Nous avons la preuve que le Vatican avait connaissance de cette dissimulation.
Josh Shapiro, procureur général de l'Etat de Pennsylvaniesur CBS
"Il y a des exemples dans lesquels, lorsque des abus avaient eu lieu, les prêtres mentaient aux paroissiens, mentaient aux forces de l'ordre, au public, mais documentaient tous les abus dans des archives secrètes qu'ils partageaient souvent avec le Vatican", a détaillé Josh Shapiro, sans préciser si le pape François ou ses prédécesseurs étaient personnellement au courant.
Non seulement le Vatican était au courant des abus, mais, dans certains cas, il était même directement "impliqué dans leur dissimulation", a ajouté Josh Shapiro.
Des pressions avant la publication du rapport
Le document du procureur général de Pennsylvanie précise que la protection offerte à ces prêtres remontait jusqu'aux plus hautes instances de l'institution aux Etats-Unis : trois évêques et cardinaux ont ainsi été forcés à la démission ces dernières années, pour avoir fermé les yeux sur ces comportements. Plusieurs cadres de l'Eglise ont également refusé d'enquêter sur des accusations visant des prêtres, comme le souligne Josh Shapiro. "La dissimulation par l'Eglise a empêché que la justice soit rendue pour ces victimes", déplore-t-il.
Certains ont même tenté de faire obstacle à la diffusion du rapport de Josh Shapiro. "Des membres du diocèse ont essayé d'empêcher ce rapport de voir la lumière du jour", a indiqué ce dernier dans une déclaration. Laurie Goodstein, journaliste spécialiste de la religion pour le New York Times, précise que "deux diocèses de Pennsylvanie ont tenté de ralentir le processus" dans cette affaire. "Ils se sont dit : 'pourquoi ne laisserions-nous pas les procureurs locaux s'occuper de cela ?' En sachant parfaitement que le procureur général de Pennsylvanie aurait plus de pouvoir, serait plus attentif et pourrait mettre en place de plus grandes investigations", explique l'experte.
Toujours des démentis
Selon elle, environ douze ou treize personnes, citées dans le rapport, auraient "demandé au tribunal d'empêcher le rapport d'être révélé". Ce groupe serait composé de plusieurs prêtres et "d'au moins un évêque retraité", souligne-t-elle.
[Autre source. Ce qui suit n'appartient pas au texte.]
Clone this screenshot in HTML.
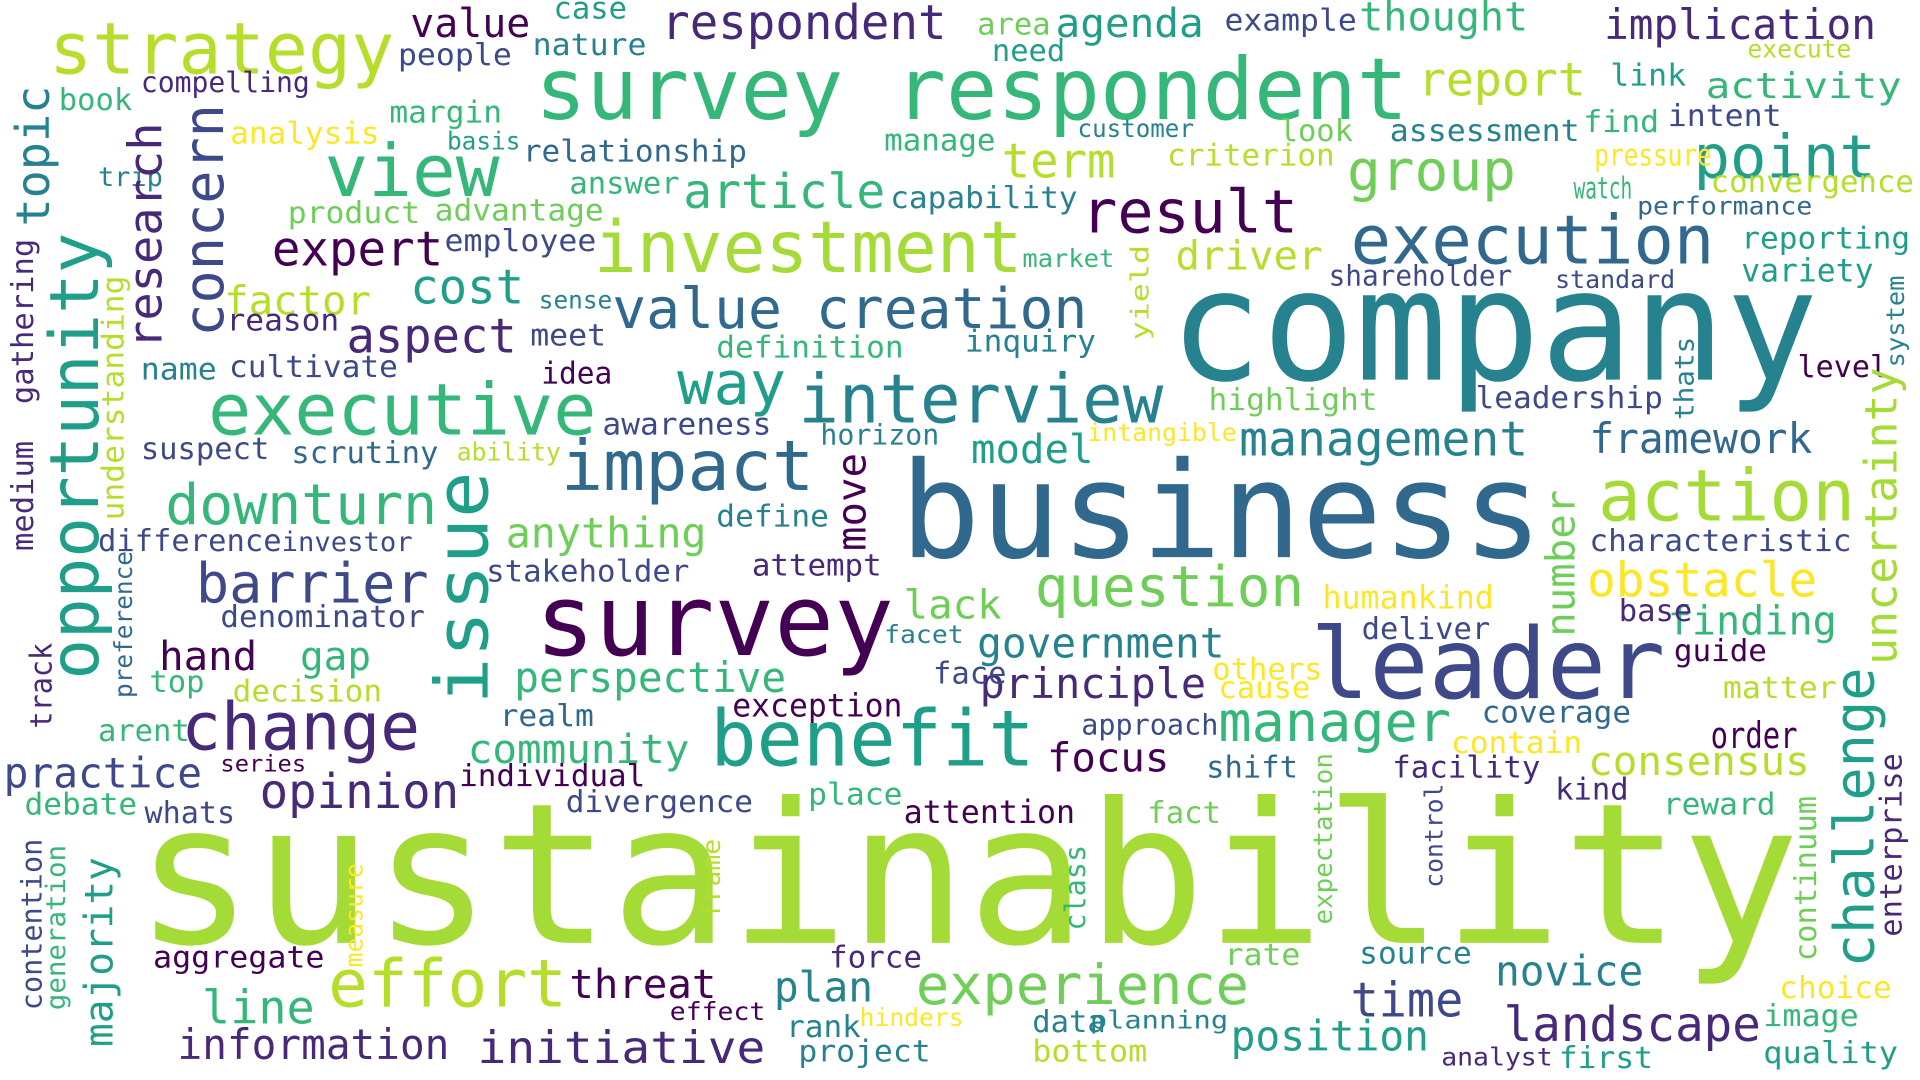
<!DOCTYPE html>
<html><head><meta charset="utf-8"><title>Word cloud</title>
<style>
html,body{margin:0;padding:0;background:#fff;width:1920px;height:1080px;overflow:hidden}
svg text{font-family:"DejaVu Sans Mono","Liberation Mono",monospace}
</style></head>
<body>
<svg id="cloud" width="1920" height="1080" viewBox="0 0 1568 882" preserveAspectRatio="none" xmlns="http://www.w3.org/2000/svg">
<rect width="1568" height="882" fill="#fff"/>
</svg>
<script>
const palette = {a:"#440154",b:"#482878",c:"#3e4989",d:"#31688e",e:"#26828e",f:"#1f9e89",g:"#35b779",h:"#6ece58",i:"#b5de2b",k:"#a5db36",j:"#fde725"};
// [word, x, baseline/bottom, size, color, length, rotated]
const words = [
["sustainability",110,770,160,"k",1360,0],
["company",955,310,126,"e",530,0],
["business",735,455,109,"d",525,0],
["survey respondent",437,97,70,"g",713,0],
["survey",437,535,81,"a",293,0],
["leader",1070,570,80,"c",290,0],
["benefit",580,625,63,"f",265,0],
["investment",485,222,58,"k",350,0],
["executive",170,355,58,"g",317,0],
["interview",652,345,55,"e",298,0],
["impact",458,400,57,"d",207,0],
["execution",1103,215,55,"d",297,0],
["change",148,612,54,"b",195,0],
["action",1305,425,58,"k",210,0],
["effort",268,822,54,"i",195,0],
["experience",748,820,45,"h",272,0],
["strategy",40,60,58,"i",282,0],
["view",265,160,59,"g",143,0],
["result",883,190,49,"a",177,0],
["question",845,495,46,"h",220,0],
["manager",995,605,45,"g",190,0],
["landscape",1228,850,39,"b",210,0],
["point",1383,145,49,"f",149,0],
["group",1100,155,46,"h",138,0],
["report",1158,78,38,"i",137,0],
["respondent",540,32,39,"b",233,0],
["value creation",500,268,46,"d",388,0],
["downturn",135,428,46,"g",222,0],
["barrier",160,492,45,"c",190,0],
["initiative",390,868,36,"b",235,0],
["article",558,170,39,"g",165,0],
["way",553,330,49,"f",89,0],
["cost",335,248,39,"f",93,0],
["expert",222,217,39,"a",140,0],
["aspect",283,288,39,"b",139,0],
["factor",183,257,33,"i",120,0],
["obstacle",1296,487,39,"j",188,0],
["framework",1298,370,34,"d",182,0],
["management",1012,372,39,"e",236,0],
["model",793,378,33,"f",100,0],
["anything",413,447,34,"h",164,0],
["perspective",420,565,34,"g",222,0],
["government",798,537,34,"e",202,0],
["principle",800,570,34,"b",185,0],
["focus",855,630,33,"a",100,0],
["community",382,623,33,"g",181,0],
["opinion",212,660,39,"b",163,0],
["practice",3,643,34,"c",162,0],
["hand",130,547,33,"a",80,0],
["gap",245,547,33,"g",58,0],
["line",165,836,38,"g",92,0],
["threat",465,815,33,"a",120,0],
["information",145,865,34,"b",222,0],
["plan",632,818,34,"e",81,0],
["time",1103,830,39,"c",92,0],
["novice",1221,805,34,"e",121,0],
["position",1005,858,34,"f",162,0],
["consensus",1297,633,33,"i",181,0],
["finding",1362,518,33,"g",138,0],
["order",1397,611,30,"a",71,0],
["implication",1310,32,34,"b",222,0],
["thought",1110,25,33,"g",138,0],
["agenda",862,30,33,"f",121,0],
["activity",1393,80,29,"g",160,0],
["value",335,30,33,"a",98,0],
["term",818,145,39,"i",93,0],
["driver",960,220,33,"i",120,0],
["reporting",1422,203,25,"f",138,0],
["variety",1422,230,26,"f",108,0],
["shareholder",1085,233,23,"c",150,0],
["standard",1270,235,20,"c",98,0],
["leadership",1205,333,25,"c",153,0],
["highlight",987,335,25,"h",138,0],
["level",1468,308,25,"a",74,0],
["characteristic",1298,450,25,"c",214,0],
["humankind",1080,497,26,"j",140,0],
["base",1322,507,25,"b",60,0],
["guide",1367,540,25,"a",76,0],
["deliver",1112,522,25,"c",105,0],
["facet",722,525,20,"e",65,0],
["lack",738,505,33,"h",80,0],
["face",762,558,25,"c",60,0],
["others",990,555,25,"j",90,0],
["cause",995,570,25,"j",75,0],
["exception",598,585,26,"a",139,0],
["coverage",1210,590,25,"d",122,0],
["contain",1185,615,25,"j",107,0],
["approach",883,600,23,"c",112,0],
["shift",985,635,25,"d",75,0],
["facility",1137,635,25,"b",121,0],
["kind",1270,653,25,"b",60,0],
["reward",1358,665,25,"g",92,0],
["matter",1407,570,25,"i",93,0],
["attention",738,672,26,"a",140,0],
["fact",937,672,25,"h",60,0],
["place",660,657,25,"g",77,0],
["divergence",462,663,25,"c",153,0],
["individual",375,642,25,"a",152,0],
["realm",408,593,25,"d",77,0],
["whats",118,672,25,"c",74,0],
["debate",20,665,25,"g",92,0],
["series",180,630,19,"a",70,0],
["arent",80,605,25,"g",75,0],
["top",122,565,25,"g",45,0],
["decision",190,573,25,"i",122,0],
["denominator",180,512,25,"c",167,0],
["stakeholder",397,475,25,"c",166,0],
["attempt",614,470,25,"b",106,0],
["define",585,430,25,"e",92,0],
["difference",80,450,25,"c",150,0],
["investor",230,450,22,"c",107,0],
["suspect",115,375,25,"c",105,0],
["scrutiny",238,378,25,"d",120,0],
["ability",373,376,20,"i",85,0],
["awareness",492,355,25,"c",138,0],
["horizon",670,363,23,"e",97,0],
["intangible",888,360,20,"j",122,0],
["idea",442,313,25,"a",58,0],
["cultivate",187,308,25,"c",138,0],
["name",115,310,25,"e",62,0],
["meet",433,282,25,"c",62,0],
["reason",185,270,25,"b",92,0],
["sense",440,252,20,"e",60,0],
["definition",585,292,25,"g",153,0],
["inquiry",788,287,25,"e",107,0],
["market",835,218,20,"g",75,0],
["employee",363,205,25,"c",124,0],
["advantage",355,180,25,"h",138,0],
["product",235,182,25,"h",108,0],
["capability",727,170,25,"e",153,0],
["answer",465,158,25,"g",90,0],
["relationship",427,132,25,"d",183,0],
["manage",722,123,25,"g",91,0],
["margin",318,100,25,"g",92,0],
["basis",365,122,20,"f",60,0],
["analysis",188,117,25,"j",122,0],
["book",48,90,25,"g",60,0],
["compelling",115,75,23,"b",138,0],
["people",325,53,25,"c",93,0],
["case",452,15,25,"f",60,0],
["nature",435,45,25,"e",93,0],
["need",810,50,25,"f",60,0],
["area",798,28,25,"h",60,0],
["example",1000,25,25,"c",108,0],
["customer",880,112,20,"e",95,0],
["look",1045,115,25,"h",60,0],
["criterion",953,135,25,"i",137,0],
["assessment",1135,115,25,"e",155,0],
["find",1293,108,25,"g",62,0],
["intent",1362,103,25,"c",93,0],
["link",1315,70,25,"f",62,0],
["execute",1427,47,20,"i",85,0],
["pressure",1302,135,25,"j",96,0],
["watch",1285,162,25,"g",48,0],
["convergence",1397,157,25,"i",166,0],
["performance",1337,175,20,"d",143,0],
["trip",80,152,22,"e",53,0],
["source",1110,787,25,"e",92,0],
["rate",1000,788,25,"h",62,0],
["force",677,790,25,"b",76,0],
["effect",547,833,20,"a",78,0],
["rank",642,847,25,"e",61,0],
["hinders",702,838,20,"j",85,0],
["data",843,843,25,"e",60,0],
["planning",890,840,20,"e",113,0],
["project",652,867,25,"e",108,0],
["bottom",843,867,25,"i",94,0],
["analyst",1177,870,20,"b",91,0],
["first",1273,872,25,"f",77,0],
["image",1440,838,25,"g",78,0],
["quality",1440,868,25,"f",110,0],
["choice",1453,815,25,"j",92,0],
["aggregate",125,790,25,"a",140,0],
["opportunity",80,555,55,"f",365,1],
["issue",398,575,60,"f",190,1],
["concern",182,275,45,"c",190,1],
["research",132,285,38,"b",185,1],
["topic",40,185,38,"e",115,1],
["challenge",1530,790,45,"f",245,1],
["uncertainty",1549,543,36,"k",243,1],
["number",1286,520,33,"h",120,1],
["move",707,450,33,"a",80,1],
["gathering",27,330,25,"b",135,1],
["understanding",101,425,25,"i",200,1],
["medium",27,450,25,"b",90,1],
["preference",108,570,20,"d",120,1],
["track",42,595,25,"b",70,1],
["majority",92,855,32,"f",155,1],
["contention",34,825,23,"c",140,1],
["generation",53,825,22,"g",135,1],
["measure",296,790,20,"j",85,1],
["frame",588,750,20,"i",65,1],
["class",886,760,23,"g",70,1],
["control",1178,725,20,"c",85,1],
["expectation",1088,755,21,"h",140,1],
["continuum",1483,785,25,"h",135,1],
["enterprise",1553,765,25,"b",150,1],
["system",1555,300,20,"e",75,1],
["thats",1383,343,22,"e",68,1],
["yield",938,278,20,"i",78,1]
];
const svg = document.getElementById('cloud');
const NS = "http://www.w3.org/2000/svg";
words.forEach(w => {
  const t = document.createElementNS(NS, 'text');
  
  
  t.setAttribute('font-size', w[3]);
  t.setAttribute('fill', palette[w[4]]);
  t.setAttribute('textLength', w[5]);
  t.setAttribute('lengthAdjust', 'spacingAndGlyphs');
  if (w[6]) {
    t.setAttribute('x', 0);
    t.setAttribute('y', 0);
    t.setAttribute('transform', 'translate(' + w[1] + ',' + w[2] + ') rotate(-90)');
  } else {
    t.setAttribute('x', w[1]);
    t.setAttribute('y', w[2]);
  }
  t.textContent = w[0];
  svg.appendChild(t);
});
</script>
</body></html>
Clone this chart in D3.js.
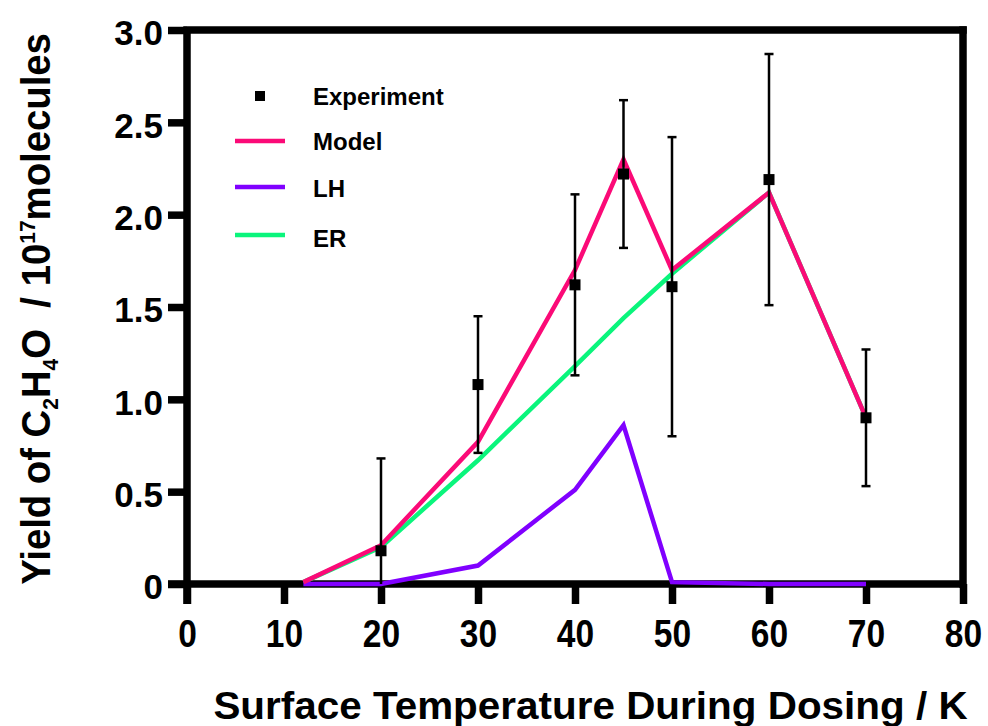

Pour Laurie Goodstein, "l'attitude de l'Eglise est d'ailleurs toujours d'essayer, plus ou moins, d'étouffer l'affaire". Il a d'ailleurs fallu deux jours au Vatican pour réagir à ces informations. Dans un communiqué publié le 16 août, le Saint-Siège a exprimé sa "honte" et sa "douleur" après la publication du rapport, affirmant que les "victimes doivent savoir que le pape est à leurs côtés", et que "ceux ayant souffert sont sa priorité, l'Eglise veut les écouter pour éradiquer cette horreur tragique qui détruit la vie des innocents".
Mais certains membres haut placés de l'Eglise continuent de nier leur implication, comme le souligne CNN. Josh Shapiro accuse par exemple le cardinal Donald Wuerl, actuel archevêque de Washington, de "ne pas dire la vérité" sur ces révélations. Cet homme, ancien évêque de Pittsburgh de 1988 à 2006, se défend d'avoir ignoré les actes de pédophilie au sein de sa paroisse, en expliquant avoir "agi avec assiduité, dans un souci des victimes et le souhait d'empêcher de futurs actes d'abus". Pour Josh Shapiro, ces déclarations "sont directement contradictoires avec les documents appartenant à l'Eglise elle-même, et qui étaient gardés dans des archives secrètes". Avant de conclure : "Ces déclarations trompeuses ne font que renforcer la couverture mise en place par l'Eglise [sur cette affaire]."